Exactly retype the lines from the top of the data through the line containing "var y2TicksA = [0, 0.2, 0.4, 0.6, 0.8, 1.0];", leaving out every picture.

--- START OF Source excerpt ---

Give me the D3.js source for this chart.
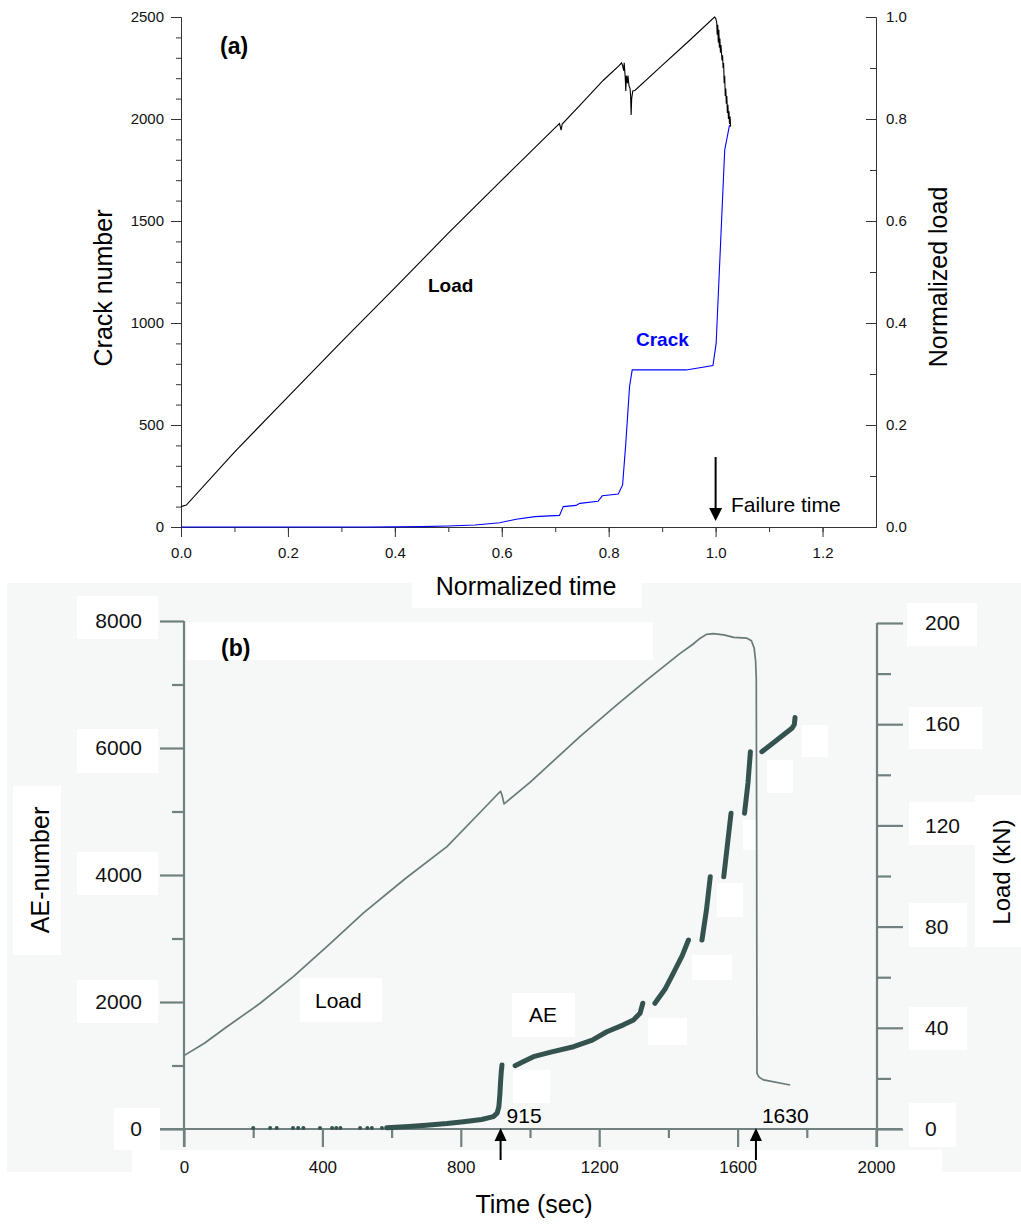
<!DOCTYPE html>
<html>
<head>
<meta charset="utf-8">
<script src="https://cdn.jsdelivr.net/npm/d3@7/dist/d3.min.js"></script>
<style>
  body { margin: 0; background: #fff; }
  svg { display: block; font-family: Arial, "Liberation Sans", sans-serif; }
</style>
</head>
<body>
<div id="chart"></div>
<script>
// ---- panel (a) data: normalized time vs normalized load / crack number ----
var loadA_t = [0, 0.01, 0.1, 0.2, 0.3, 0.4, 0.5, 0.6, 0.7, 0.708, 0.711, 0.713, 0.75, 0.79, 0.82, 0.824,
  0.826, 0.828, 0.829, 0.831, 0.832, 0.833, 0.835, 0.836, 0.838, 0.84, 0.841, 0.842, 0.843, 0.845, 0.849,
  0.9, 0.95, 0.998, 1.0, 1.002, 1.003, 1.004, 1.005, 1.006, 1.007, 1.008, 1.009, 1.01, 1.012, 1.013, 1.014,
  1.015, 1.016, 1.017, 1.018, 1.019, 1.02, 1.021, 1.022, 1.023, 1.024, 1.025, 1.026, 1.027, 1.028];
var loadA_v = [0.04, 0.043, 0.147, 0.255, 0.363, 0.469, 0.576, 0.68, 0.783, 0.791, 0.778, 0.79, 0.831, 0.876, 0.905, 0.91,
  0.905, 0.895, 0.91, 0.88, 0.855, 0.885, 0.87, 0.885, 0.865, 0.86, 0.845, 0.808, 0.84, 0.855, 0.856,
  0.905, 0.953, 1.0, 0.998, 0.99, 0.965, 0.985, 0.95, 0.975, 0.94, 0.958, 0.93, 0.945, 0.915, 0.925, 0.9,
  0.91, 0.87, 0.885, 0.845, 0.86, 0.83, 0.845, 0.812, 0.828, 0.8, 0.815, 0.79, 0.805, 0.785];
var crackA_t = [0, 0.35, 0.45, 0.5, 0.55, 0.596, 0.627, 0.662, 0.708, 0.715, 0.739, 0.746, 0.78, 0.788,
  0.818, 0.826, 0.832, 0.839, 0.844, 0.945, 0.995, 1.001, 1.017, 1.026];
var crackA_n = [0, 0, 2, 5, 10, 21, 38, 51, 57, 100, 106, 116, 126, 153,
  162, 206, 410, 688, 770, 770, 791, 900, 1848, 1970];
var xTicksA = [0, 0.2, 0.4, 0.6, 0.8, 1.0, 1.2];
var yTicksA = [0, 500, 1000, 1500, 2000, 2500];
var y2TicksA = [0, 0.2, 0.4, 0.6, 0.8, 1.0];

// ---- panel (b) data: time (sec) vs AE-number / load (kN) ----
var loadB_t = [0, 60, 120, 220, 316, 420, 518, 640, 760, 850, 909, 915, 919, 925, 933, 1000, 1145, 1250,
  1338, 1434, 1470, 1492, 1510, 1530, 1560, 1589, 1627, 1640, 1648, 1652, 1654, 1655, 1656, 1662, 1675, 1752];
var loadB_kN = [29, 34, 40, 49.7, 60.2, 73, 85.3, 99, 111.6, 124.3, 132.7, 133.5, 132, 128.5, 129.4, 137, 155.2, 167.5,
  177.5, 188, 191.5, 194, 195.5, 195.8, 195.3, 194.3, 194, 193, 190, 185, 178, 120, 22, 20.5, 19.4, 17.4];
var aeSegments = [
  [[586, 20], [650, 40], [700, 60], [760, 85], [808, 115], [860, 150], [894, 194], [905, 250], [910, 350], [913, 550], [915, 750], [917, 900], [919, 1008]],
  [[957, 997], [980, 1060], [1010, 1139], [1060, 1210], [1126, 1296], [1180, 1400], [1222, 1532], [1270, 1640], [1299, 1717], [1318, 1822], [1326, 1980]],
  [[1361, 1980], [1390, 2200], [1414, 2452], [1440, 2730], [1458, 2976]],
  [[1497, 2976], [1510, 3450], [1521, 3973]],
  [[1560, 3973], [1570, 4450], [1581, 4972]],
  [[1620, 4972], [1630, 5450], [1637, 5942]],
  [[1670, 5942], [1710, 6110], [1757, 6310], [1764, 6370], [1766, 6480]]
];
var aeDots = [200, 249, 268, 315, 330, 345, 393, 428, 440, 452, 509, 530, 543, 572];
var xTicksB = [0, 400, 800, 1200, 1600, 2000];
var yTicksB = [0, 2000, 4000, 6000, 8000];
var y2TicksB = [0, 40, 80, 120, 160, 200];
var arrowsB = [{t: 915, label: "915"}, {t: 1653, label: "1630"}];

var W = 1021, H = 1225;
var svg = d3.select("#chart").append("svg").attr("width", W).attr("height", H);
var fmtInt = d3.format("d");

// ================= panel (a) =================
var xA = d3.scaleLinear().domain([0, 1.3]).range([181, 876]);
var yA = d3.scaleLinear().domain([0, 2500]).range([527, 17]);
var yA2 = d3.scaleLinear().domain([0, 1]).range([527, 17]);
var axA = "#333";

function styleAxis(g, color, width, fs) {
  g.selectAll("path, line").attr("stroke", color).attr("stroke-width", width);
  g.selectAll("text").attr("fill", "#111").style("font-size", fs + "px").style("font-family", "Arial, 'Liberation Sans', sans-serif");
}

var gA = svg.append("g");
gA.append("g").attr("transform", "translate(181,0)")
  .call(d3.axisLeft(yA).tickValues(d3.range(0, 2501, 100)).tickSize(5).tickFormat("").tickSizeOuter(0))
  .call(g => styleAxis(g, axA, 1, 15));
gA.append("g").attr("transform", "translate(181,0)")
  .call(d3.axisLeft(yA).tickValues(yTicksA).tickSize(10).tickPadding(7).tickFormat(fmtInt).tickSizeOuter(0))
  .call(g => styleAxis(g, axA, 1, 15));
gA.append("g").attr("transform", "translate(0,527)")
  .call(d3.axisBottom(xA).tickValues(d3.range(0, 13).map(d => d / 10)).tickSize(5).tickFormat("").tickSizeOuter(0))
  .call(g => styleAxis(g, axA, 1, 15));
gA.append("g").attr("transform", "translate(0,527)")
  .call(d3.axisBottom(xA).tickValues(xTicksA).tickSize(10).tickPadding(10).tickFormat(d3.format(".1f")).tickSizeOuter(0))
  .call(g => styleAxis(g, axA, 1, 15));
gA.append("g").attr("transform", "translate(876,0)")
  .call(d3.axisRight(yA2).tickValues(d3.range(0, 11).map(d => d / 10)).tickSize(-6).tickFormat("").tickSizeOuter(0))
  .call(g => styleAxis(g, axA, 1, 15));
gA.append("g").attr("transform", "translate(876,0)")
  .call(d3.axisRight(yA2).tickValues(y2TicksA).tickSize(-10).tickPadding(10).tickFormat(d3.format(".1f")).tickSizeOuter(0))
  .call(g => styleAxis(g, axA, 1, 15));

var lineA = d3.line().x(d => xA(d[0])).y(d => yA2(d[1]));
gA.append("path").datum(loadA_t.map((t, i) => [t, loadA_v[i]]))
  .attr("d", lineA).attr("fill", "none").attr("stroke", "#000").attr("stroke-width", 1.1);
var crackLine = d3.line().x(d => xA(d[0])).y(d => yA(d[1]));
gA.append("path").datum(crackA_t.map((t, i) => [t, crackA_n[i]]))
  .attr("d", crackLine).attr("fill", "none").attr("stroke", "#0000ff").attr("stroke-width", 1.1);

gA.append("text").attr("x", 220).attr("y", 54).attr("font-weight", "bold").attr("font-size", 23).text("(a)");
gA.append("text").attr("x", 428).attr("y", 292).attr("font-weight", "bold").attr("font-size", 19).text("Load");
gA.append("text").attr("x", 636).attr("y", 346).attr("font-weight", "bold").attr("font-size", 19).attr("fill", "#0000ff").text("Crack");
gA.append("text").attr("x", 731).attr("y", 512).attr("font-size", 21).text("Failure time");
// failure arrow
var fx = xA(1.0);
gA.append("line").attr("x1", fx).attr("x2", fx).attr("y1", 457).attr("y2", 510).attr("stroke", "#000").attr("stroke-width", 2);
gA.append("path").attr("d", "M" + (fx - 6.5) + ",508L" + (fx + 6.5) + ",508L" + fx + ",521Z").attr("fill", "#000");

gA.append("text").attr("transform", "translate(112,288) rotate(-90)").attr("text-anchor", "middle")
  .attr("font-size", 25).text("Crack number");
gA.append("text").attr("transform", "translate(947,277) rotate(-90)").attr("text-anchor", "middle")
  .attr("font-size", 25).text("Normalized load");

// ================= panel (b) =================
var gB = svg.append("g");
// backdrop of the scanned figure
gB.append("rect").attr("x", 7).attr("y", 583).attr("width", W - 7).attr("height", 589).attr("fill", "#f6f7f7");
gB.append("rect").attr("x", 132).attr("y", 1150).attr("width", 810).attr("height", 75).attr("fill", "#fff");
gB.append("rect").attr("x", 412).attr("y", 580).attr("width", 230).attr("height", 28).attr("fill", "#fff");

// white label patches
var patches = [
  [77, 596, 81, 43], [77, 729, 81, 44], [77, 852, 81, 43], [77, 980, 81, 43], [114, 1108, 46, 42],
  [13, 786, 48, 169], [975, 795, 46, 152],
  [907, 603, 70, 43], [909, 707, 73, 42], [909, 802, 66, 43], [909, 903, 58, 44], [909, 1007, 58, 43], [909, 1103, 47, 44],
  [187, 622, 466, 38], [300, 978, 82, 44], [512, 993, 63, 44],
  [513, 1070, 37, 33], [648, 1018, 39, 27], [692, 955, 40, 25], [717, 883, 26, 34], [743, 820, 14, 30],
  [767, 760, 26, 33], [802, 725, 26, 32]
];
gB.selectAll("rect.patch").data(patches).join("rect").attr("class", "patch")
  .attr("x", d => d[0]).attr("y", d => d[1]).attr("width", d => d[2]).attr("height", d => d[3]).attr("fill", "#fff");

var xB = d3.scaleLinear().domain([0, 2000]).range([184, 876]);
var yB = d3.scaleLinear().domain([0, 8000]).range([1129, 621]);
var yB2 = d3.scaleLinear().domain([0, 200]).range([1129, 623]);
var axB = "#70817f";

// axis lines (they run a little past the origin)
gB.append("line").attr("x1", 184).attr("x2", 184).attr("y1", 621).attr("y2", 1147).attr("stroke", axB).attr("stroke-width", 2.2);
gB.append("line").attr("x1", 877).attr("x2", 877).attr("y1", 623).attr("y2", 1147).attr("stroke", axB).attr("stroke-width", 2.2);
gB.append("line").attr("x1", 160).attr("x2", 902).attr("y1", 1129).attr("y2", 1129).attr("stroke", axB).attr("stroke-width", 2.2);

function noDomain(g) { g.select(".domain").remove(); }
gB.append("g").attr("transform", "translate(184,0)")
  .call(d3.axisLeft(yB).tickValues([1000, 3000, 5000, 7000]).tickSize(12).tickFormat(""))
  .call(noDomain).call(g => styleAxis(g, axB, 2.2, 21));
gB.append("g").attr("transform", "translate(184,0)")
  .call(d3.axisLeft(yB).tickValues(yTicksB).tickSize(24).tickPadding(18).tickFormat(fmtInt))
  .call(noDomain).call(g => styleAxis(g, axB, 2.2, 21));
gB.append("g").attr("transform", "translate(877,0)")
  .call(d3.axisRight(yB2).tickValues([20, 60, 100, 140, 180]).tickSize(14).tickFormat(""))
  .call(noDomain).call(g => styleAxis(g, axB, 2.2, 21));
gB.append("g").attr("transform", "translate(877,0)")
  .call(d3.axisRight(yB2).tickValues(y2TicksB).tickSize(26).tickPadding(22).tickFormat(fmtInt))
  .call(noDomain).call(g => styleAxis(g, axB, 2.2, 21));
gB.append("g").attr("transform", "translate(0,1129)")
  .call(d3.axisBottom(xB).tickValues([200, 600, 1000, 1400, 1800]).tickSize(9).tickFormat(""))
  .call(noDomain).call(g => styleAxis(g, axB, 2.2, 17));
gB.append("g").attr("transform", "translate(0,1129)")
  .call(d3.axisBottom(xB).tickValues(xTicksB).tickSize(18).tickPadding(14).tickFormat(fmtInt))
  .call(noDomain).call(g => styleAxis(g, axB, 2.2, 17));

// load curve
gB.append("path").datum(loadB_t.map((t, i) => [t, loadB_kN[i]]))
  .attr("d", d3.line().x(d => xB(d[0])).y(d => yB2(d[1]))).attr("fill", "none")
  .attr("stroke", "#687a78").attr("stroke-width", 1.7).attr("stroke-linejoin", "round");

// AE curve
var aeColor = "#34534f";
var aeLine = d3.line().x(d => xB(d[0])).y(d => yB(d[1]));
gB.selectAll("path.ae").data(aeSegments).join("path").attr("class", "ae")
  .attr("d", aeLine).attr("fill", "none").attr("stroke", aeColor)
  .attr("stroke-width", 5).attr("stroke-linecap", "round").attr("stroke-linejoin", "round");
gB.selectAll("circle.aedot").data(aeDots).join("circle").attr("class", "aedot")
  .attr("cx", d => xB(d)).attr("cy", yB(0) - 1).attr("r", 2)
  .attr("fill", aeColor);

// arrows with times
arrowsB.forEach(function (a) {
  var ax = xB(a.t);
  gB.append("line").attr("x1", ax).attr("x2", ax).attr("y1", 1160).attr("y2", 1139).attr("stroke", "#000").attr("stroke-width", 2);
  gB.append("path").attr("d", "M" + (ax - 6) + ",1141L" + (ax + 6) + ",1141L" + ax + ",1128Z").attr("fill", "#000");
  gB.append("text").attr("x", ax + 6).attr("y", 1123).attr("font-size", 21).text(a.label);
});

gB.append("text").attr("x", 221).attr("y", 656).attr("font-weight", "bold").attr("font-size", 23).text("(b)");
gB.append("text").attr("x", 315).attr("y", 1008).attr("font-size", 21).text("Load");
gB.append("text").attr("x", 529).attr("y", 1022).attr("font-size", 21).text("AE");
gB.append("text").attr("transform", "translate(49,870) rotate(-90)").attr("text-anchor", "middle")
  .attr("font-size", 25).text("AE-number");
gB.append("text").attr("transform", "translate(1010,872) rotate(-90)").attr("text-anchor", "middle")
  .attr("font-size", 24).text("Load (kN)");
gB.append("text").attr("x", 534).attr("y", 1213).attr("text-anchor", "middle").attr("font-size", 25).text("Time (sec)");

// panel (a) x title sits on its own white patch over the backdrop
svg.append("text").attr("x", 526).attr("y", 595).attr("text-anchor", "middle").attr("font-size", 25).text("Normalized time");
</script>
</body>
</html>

--- END OF Source excerpt ---

### Exercise solution
Give me the D3.js source for this chart.
<!DOCTYPE html>
<html>
<head>
<meta charset="utf-8">
<script src="https://cdn.jsdelivr.net/npm/d3@7/dist/d3.min.js"></script>
<style>
  body { margin: 0; background: #fff; }
  svg { display: block; font-family: Arial, "Liberation Sans", sans-serif; }
</style>
</head>
<body>
<div id="chart"></div>
<script>
// ---- panel (a) data: normalized time vs normalized load / crack number ----
var loadA_t = [0, 0.01, 0.1, 0.2, 0.3, 0.4, 0.5, 0.6, 0.7, 0.708, 0.711, 0.713, 0.75, 0.79, 0.82, 0.824,
  0.826, 0.828, 0.829, 0.831, 0.832, 0.833, 0.835, 0.836, 0.838, 0.84, 0.841, 0.842, 0.843, 0.845, 0.849,
  0.9, 0.95, 0.998, 1.0, 1.002, 1.003, 1.004, 1.005, 1.006, 1.007, 1.008, 1.009, 1.01, 1.012, 1.013, 1.014,
  1.015, 1.016, 1.017, 1.018, 1.019, 1.02, 1.021, 1.022, 1.023, 1.024, 1.025, 1.026, 1.027, 1.028];
var loadA_v = [0.04, 0.043, 0.147, 0.255, 0.363, 0.469, 0.576, 0.68, 0.783, 0.791, 0.778, 0.79, 0.831, 0.876, 0.905, 0.91,
  0.905, 0.895, 0.91, 0.88, 0.855, 0.885, 0.87, 0.885, 0.865, 0.86, 0.845, 0.808, 0.84, 0.855, 0.856,
  0.905, 0.953, 1.0, 0.998, 0.99, 0.965, 0.985, 0.95, 0.975, 0.94, 0.958, 0.93, 0.945, 0.915, 0.925, 0.9,
  0.91, 0.87, 0.885, 0.845, 0.86, 0.83, 0.845, 0.812, 0.828, 0.8, 0.815, 0.79, 0.805, 0.785];
var crackA_t = [0, 0.35, 0.45, 0.5, 0.55, 0.596, 0.627, 0.662, 0.708, 0.715, 0.739, 0.746, 0.78, 0.788,
  0.818, 0.826, 0.832, 0.839, 0.844, 0.945, 0.995, 1.001, 1.017, 1.026];
var crackA_n = [0, 0, 2, 5, 10, 21, 38, 51, 57, 100, 106, 116, 126, 153,
  162, 206, 410, 688, 770, 770, 791, 900, 1848, 1970];
var xTicksA = [0, 0.2, 0.4, 0.6, 0.8, 1.0, 1.2];
var yTicksA = [0, 500, 1000, 1500, 2000, 2500];
var y2TicksA = [0, 0.2, 0.4, 0.6, 0.8, 1.0];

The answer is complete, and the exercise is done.